Quality 'under threat' after council stops buying books in favour of public donations in latest bid to mitigate against budget cuts following decision to slash opening hours and reduce staffing

The Library of Birmingham, in Centenary Square.
The Library of Birmingham has been the subject of more negative headlines in recent weeks

One of Britain's top literacy campaigners has spoken of his fears about the "ongoing quality of library services" in Birmingham after it emerged the city was no longer buying books.

The Post reported last week that less than two years after the £189 million Library of Birmingham opened the city's library service was asking for books to be donated due to cutbacks.

The revelation prompted Nick Poole, chief executive of the Chartered Institute of Library and Information Professionals, to pen an open letter to council chief executive Mark Rogers.

He said while partnerships with Google, the British Library and the relocation of the Brasshouse Language Service were steps in the right direction, he was worried about ongoing services.

He wrote: "We have concerns about the ongoing quality of library services available to the communities and citizens of Birmingham.

"I understand that Birmingham City Council has to make significant savings but in doing so, I would make the case for properly resourced and staffed library services to be part of the solution.

"They play a crucial role providing access to information and knowledge, supporting small businesses and employment, improving health and well-being and providing everyone with opportunities for learning and developing new skills."

After cuts saw the Library of Birmingham's opening hours reduced to 40 per week, Coun Penny Holbrook, council cabinet member for skills, learning and culture, has been working to transform the flagging operation.

A tie-in with the British Library, a deal with Google to host a digital training base at the venue and the relocation of the Brasshouse Language Centre will mean it opens from 9am to 9pm on weekdays from next year.

But the core library service remains hampered by cutbacks, amid a £22 million-a-year bill largely down to interest on the development.

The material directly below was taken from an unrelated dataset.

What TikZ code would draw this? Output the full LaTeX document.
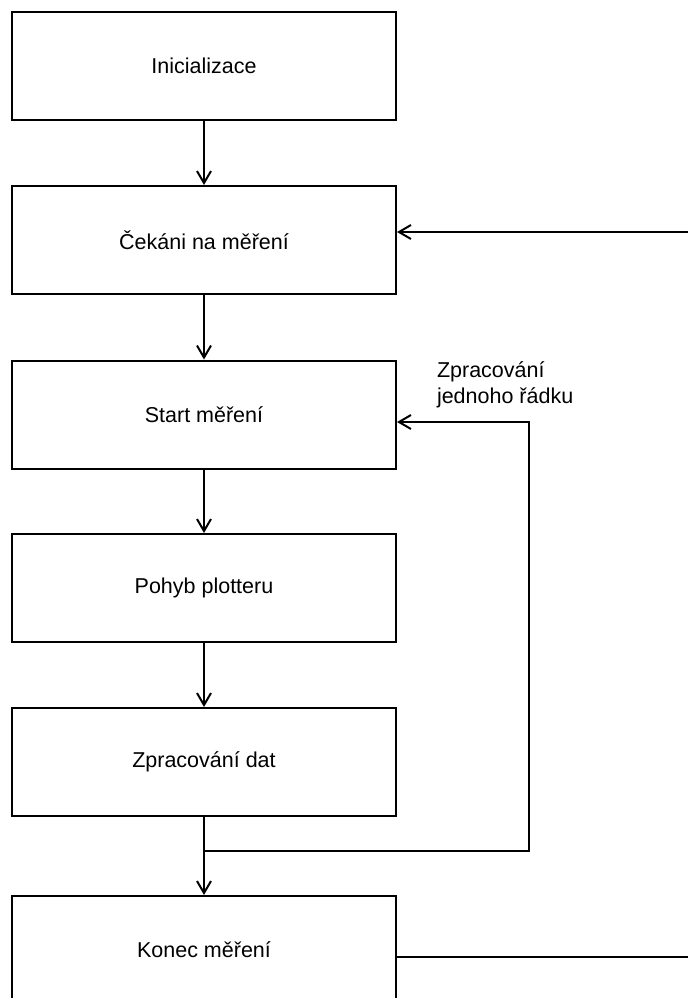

Mr Poole said libraries generate an economic return, claiming the national network of "business and intellectual property centres" which includes the Library of Birmingham, helped to create 1,692 new businesses and 4,178 jobs between 2013 and 2015.

The network created £38 million GVA, a payback of £4.50 for every £1 spent, he claimed.

He added: "The people of Birmingham are right to be proud of their library, and 2.7 million visitors in its first year is a clear demonstration of the library's popularity. We would like to see the best quality library services delivered through the fabulous building, services developed and managed by expert staff."

Coun Holbrook said: "We are continuing to look at how we secure the future of all our community libraries but whilst that is under way we need to make tough choices to save money."